A row between two senior rugby officials about the plight of Jersey Reds has stepped up.
Championship Chairman Simon Halliday has demanded a retraction from RFU Chief Executive Bill Sweeney over claims that the national governing body received no warning about the financial situation at Reds before they went bust.
Speaking to The Times, Halliday says he raised concerns about Jersey to the Professional Game Board on 21 September. That body has representatives from the RFU, Premiership and Championship.
“I have a responsibility to my clubs and to the tournament to raise these matters. I can’t have it said in the public domain that I categorically never mentioned Jersey. It is simply not true,” Halliday said.
“The Professional Game Board is the senior professional [rugby] entity in this country. I brought it up as a topic and I will be asking for a full and public admission of that fact from Bill Sweeney. Because if I don’t ask for that, people think I have made it up. I have a responsibility to Jersey and to the individuals, the people who have lost their jobs. For the CEO of the RFU to say, ‘I knew nothing, this was a bolt from the blue,’ is just not true.

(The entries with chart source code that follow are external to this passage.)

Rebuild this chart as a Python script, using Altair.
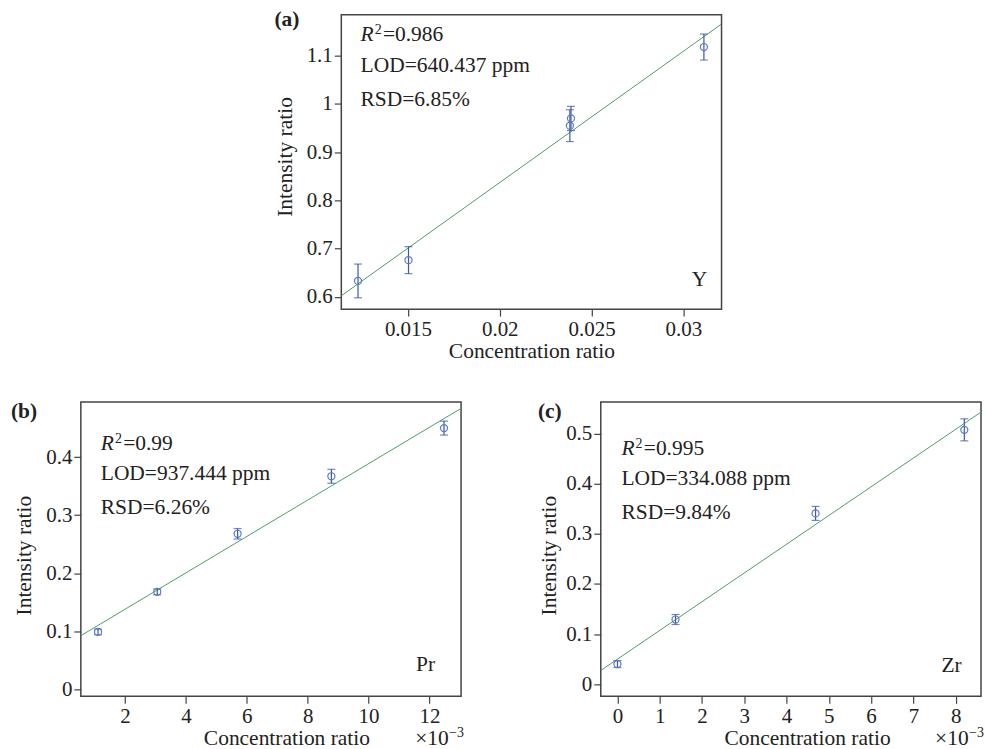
import altair as alt
import pandas as pd

# ---------------- data ----------------
# (a) Y
a_x = [0.01228, 0.01503, 0.02382, 0.02388, 0.03112]
a_y = [0.633, 0.676, 0.955, 0.970, 1.118]
a_err = [0.035, 0.028, 0.033, 0.025, 0.027]
# (b) Pr  (concentration ratio in units of 1e-3)
b_x = [1.115, 3.06, 5.70, 8.78, 12.48]
b_y = [0.099, 0.168, 0.268, 0.367, 0.450]
b_err = [0.005, 0.005, 0.009, 0.012, 0.012]
# (c) Zr  (concentration ratio in units of 1e-3)
c_x = [0.0, 1.373, 4.686, 8.205]
c_y = [0.040, 0.129, 0.341, 0.508]
c_err = [0.007, 0.010, 0.014, 0.022]

a_stats = ["0.986", "LOD=640.437 ppm", "RSD=6.85%"]
b_stats = ["0.99", "LOD=937.444 ppm", "RSD=6.26%"]
c_stats = ["0.995", "LOD=334.088 ppm", "RSD=9.84%"]

a_xticks = [0.015, 0.02, 0.025, 0.03]
a_yticks = [0.6, 0.7, 0.8, 0.9, 1.0, 1.1]
b_xticks = [2, 4, 6, 8, 10, 12]
b_yticks = [0, 0.1, 0.2, 0.3, 0.4]
c_xticks = [0, 1, 2, 3, 4, 5, 6, 7, 8]
c_yticks = [0, 0.1, 0.2, 0.3, 0.4, 0.5]

FONT = "Liberation Serif"
TXT = "#222222"
BAR = "#3b56a8"
PT = "#5a78cc"
FIT = "#4aa064"
W, H = 381, 295


def txt(label, px, py, size=21.5, align="left", baseline="alphabetic",
        weight="normal", style="normal"):
    return alt.Chart(pd.DataFrame({"t": [label]})).mark_text(
        font=FONT, fontSize=size, align=align, baseline=baseline,
        fontWeight=weight, fontStyle=style, color=TXT
    ).encode(x=alt.value(px), y=alt.value(py), text="t:N")


def panel(xs, ys, errs, xdom, ydom, xticks, yticks, xfmt, yfmt,
          tag, tagx, tagy, stats, sx, sy, elem, ex, ey,
          xtitle_x, ytitle_x, ytitle_y, exponent=False):
    df = pd.DataFrame({"x": xs, "y": ys, "e": errs})
    df["lo"] = df["y"] - df["e"]
    df["hi"] = df["y"] + df["e"]

    xsc = alt.Scale(domain=xdom, nice=False, zero=False)
    ysc = alt.Scale(domain=ydom, nice=False, zero=False)
    xax = alt.Axis(values=xticks, format=xfmt, title="Concentration ratio",
                   titleX=xtitle_x, titleY=48, titleAlign="center",
                   titleBaseline="alphabetic")
    yax = alt.Axis(values=yticks, format=yfmt, title="Intensity ratio",
                   titleX=ytitle_x, titleY=ytitle_y, titleAlign="center",
                   titleBaseline="middle")

    base = alt.Chart(df)
    fit = base.transform_regression("x", "y", extent=xdom).mark_line(
        color=FIT, strokeWidth=1, clip=True
    ).encode(x=alt.X("x:Q", scale=xsc, axis=xax),
             y=alt.Y("y:Q", scale=ysc, axis=yax))
    bars = base.mark_rule(color=BAR, strokeWidth=1.2).encode(
        x="x:Q", y="lo:Q", y2="hi:Q")
    cap_lo = base.mark_tick(color=BAR, orient="horizontal", size=8,
                            thickness=1.2).encode(x="x:Q", y="lo:Q")
    cap_hi = base.mark_tick(color=BAR, orient="horizontal", size=8,
                            thickness=1.2).encode(x="x:Q", y="hi:Q")
    pts = base.mark_point(shape="circle", filled=False, size=50,
                          color=PT, strokeWidth=1.2, opacity=1).encode(
        x="x:Q", y="y:Q")

    layers = [fit, bars, cap_lo, cap_hi, pts]
    layers.append(txt(tag, tagx, tagy, weight="bold"))
    # statistics block
    layers.append(txt("R", sx, sy[0], style="italic"))
    layers.append(txt("2", sx + 14.2, sy[0] - 7, size=14))
    layers.append(txt("=" + stats[0], sx + 22.4, sy[0]))
    layers.append(txt(stats[1], sx, sy[1]))
    layers.append(txt(stats[2], sx, sy[2]))
    layers.append(txt(elem, ex, ey, align="right"))
    if exponent:
        layers.append(txt("×10", 335, H + 49))
        layers.append(txt("−3", 369, H + 41, size=14))
    return alt.layer(*layers).properties(width=W, height=H)


pa = panel(a_x, a_y, a_err, [0.01137, 0.03208], [0.5745, 1.185],
           a_xticks, a_yticks, ".3~f", ".2~f",
           "(a)", -67, 11, a_stats, 19.3, [26.3, 57, 91], "Y", 366.7, 272,
           190.5, -56, 142)
pb = panel(b_x, b_y, b_err, [0.55, 13.04], [-0.012, 0.495],
           b_xticks, b_yticks, "d", ".1~f",
           "(b)", -70, 16, b_stats, 20, [47.7, 78.7, 112], "Pr", 355, 270,
           206, -56, 153.5, exponent=True)
pc = panel(c_x, c_y, c_err, [-0.395, 8.6], [-0.0245, 0.5637],
           c_xticks, c_yticks, "d", ".1~f",
           "(c)", -63, 16, c_stats, 20.7, [52.7, 83.3, 117.7], "Zr", 361.7, 271,
           206.7, -51, 153.5, exponent=True)

# empty spacer that pushes panel (a) to the middle of the top row
spacer = alt.Chart(pd.DataFrame({"t": [0]})).mark_rule(
    strokeOpacity=0, strokeWidth=1
).encode(x=alt.value(0), x2=alt.value(1), y=alt.value(0), y2=alt.value(1)
).properties(width=1, height=1, view=alt.ViewBackground(strokeOpacity=0))

top = alt.hconcat(spacer, pa, spacing=192)
bottom = alt.hconcat(pb, pc, spacing=72)
chart = alt.vconcat(top, bottom, spacing=37).properties(
    padding={"left": 10, "top": 7, "right": 0, "bottom": 0}
).configure_view(
    stroke="#444444", strokeWidth=1.5
).configure_axis(
    labelFont=FONT, labelFontSize=21, labelColor=TXT,
    titleFont=FONT, titleFontSize=21.5, titleColor=TXT, titleFontWeight="normal",
    tickSize=7, tickColor="#444444", tickWidth=1.2, labelPadding=2,
    domain=False, grid=False
)

chart.save("out.html", embed_options={"renderer": "svg", "actions": False})
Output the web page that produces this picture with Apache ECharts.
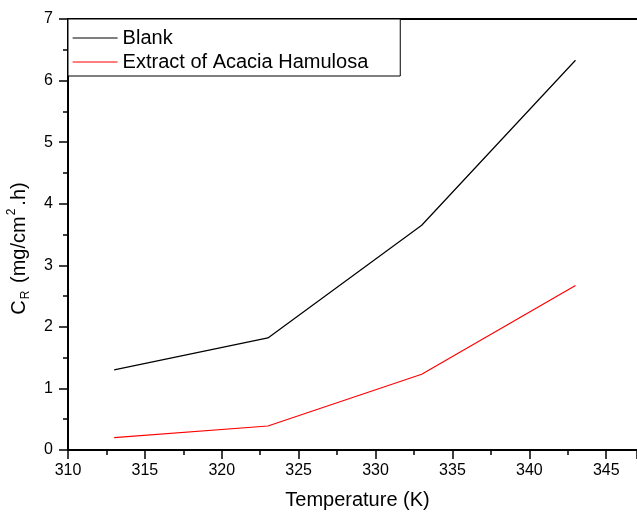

Do I have to extract the minutes from that meeting?”
He told the 21 September meeting that he has been contacted “a number of times by the government of Jersey who were asking a number of questions about whether it was worth continuing”.
The financial plight of Jersey Reds was laid bare before a States debate last week in which members ultimately decided not to continue putting public money into the club.
In 2020 a three year States grant totalling £450,000 was agreed to secure professional rugby in Jersey, the intention was there would be no more after that.
In 2021 Jersey agreed a loan guarantee for 80% of a £500,000 loan to Reds from Santander International.
This year the States agreed to allowed two more years to pay a tax bill of £400,000, in June it made an emergency payment of £250,000 to help keep the club afloat and then in August provided another £150,000.
Halliday said that the Chairman of Jersey Reds has said on a number of occasions that his board was suffering from “investor fatigue”.
One of the factors is lack of certainty over the future structure of top-level rugby and the funding that will be available.
The 21 September meeting also heard that the Jersey government had also contacted Premiership Rugby.
The RFU has insisted that Halliday did not give any warning of Jersey Reds going into insolvency to the Professional Game Board or otherwise.
“Speaking at an RFU council meeting the day after the club made its announcement he said, ‘the timing of all this was completely out of the blue.’ In July when the RFU Club Financial Viability Working Group last examined the quarterly financial reports that clubs must submit, there was no indication the club was in trouble. In their financial forecasts they had a planned loss that was going to be covered by investors.”